The urgent need for gig working rights

A new report has highlighted the problems associated with gig working platforms. Urgent action is needed to provide basic rights to workers using these platforms.

work from home - woman work online using laptop at home kitchen

 

It seems that every day these days is incredibly turbulent. Every day a new sector is on the point of striking, people are struggling to survive, many are missing out on the support they need, Covid is back, human rights everywhere are under attack and the possibility of endless war and climate disaster lurks. Yesterday evening I was called to do an interview about changes to the death by dangerous driving legislation – to make it more equivalent to manslaughter. By the morning that was cancelled because there was too much other news. The sense is that everything is falling apart. No wonder people just want to crawl inside a Netflix series and disappear.
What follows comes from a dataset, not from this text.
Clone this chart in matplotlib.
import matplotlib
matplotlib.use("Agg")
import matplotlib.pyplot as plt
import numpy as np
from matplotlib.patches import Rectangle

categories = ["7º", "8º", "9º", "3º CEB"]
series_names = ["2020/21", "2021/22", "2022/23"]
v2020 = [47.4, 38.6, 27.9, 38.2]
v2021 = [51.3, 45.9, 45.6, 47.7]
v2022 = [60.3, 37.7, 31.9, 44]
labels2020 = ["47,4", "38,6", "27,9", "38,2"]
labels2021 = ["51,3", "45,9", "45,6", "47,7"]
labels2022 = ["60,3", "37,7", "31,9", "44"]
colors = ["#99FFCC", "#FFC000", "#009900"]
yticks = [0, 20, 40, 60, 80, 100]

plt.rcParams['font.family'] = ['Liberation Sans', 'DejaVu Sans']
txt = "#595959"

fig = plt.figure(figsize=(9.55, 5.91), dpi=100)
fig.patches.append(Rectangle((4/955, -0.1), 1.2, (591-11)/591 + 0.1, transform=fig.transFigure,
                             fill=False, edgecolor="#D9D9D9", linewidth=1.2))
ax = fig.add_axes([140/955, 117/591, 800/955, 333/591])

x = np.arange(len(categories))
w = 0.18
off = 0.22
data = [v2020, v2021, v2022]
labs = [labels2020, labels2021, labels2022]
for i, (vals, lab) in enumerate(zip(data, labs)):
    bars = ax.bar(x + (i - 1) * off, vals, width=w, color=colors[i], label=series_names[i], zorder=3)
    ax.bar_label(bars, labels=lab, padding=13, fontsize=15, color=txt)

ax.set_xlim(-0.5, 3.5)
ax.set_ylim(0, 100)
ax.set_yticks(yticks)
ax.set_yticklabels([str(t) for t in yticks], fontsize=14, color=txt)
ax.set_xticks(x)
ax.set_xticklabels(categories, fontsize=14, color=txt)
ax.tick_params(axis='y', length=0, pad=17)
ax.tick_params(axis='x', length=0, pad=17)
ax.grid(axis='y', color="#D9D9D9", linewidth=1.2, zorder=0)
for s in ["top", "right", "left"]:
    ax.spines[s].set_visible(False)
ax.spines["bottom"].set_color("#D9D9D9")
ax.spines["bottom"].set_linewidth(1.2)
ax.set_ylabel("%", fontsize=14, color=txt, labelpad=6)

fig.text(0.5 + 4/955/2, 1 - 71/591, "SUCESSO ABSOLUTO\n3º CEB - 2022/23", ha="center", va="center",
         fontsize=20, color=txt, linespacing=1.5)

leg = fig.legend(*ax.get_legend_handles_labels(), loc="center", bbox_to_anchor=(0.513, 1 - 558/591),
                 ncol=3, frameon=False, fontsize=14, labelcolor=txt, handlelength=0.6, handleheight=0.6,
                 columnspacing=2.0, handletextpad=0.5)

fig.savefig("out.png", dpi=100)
But we need to go on somehow. Most of the work-related news is about possible strike action and, of course, pay. One report out over the weekend was interesting. From the think tank Autonomy, it spoke about the low rate of pay for gig-based platform work. The report said around 95% of UK microworkers  earn below minimum wage for the work, with almost two in three earning less than £4 an hour.
In the past I have investigated work on these platforms while trying to find something flexible to supplement my earnings. I have always been shocked by quite how low the pay is. Virtually nothing for 1,000 words of writing as if you can just conjure this out of think air and waffle. The result is no doubt a lot of cut and paste jobs.
Journalism has its own long-standing problems with its financial model which have led to the rise of clickbait, listicles [pointless list-based articles that you could write from the top of your head] and the like to feed social media. Yet good journalism is so very necessary at this current time.
Gig working has spread across the economy in the last few years. The obvious examples are things like Uber, where legal action is being taken on the grounds of employment status, but there are so many other less well known sectors which use gig workers and that number is set to grow, with corporates using, for instance, ex-employees to do temporary jobs such as audits. Maybe this will push up standards and raise awareness, but without action across the economy I wouldn’t bet on it.
What the Autonomy report shows is the need for urgent action to extend the rights of those working in the gig economy to ensure some sort of basic standards. That need was apparent years ago, but little progress has been made. Matthew Taylor’s report on modern working – which formed the basis of much of the shelved Employment Bill – spent a lot of time on it.
In the absence of an Employment Bill, we now have a much narrower review of the future of work, which seems more of an attempt to counter criticism about the shelving of the Bill than anything else. Let’s see what it offers. Gig-based working can offer a work lifeline to workers who need that kind of flexibility for whatever reason, but it cannot be at the expense of basic rights to fair pay.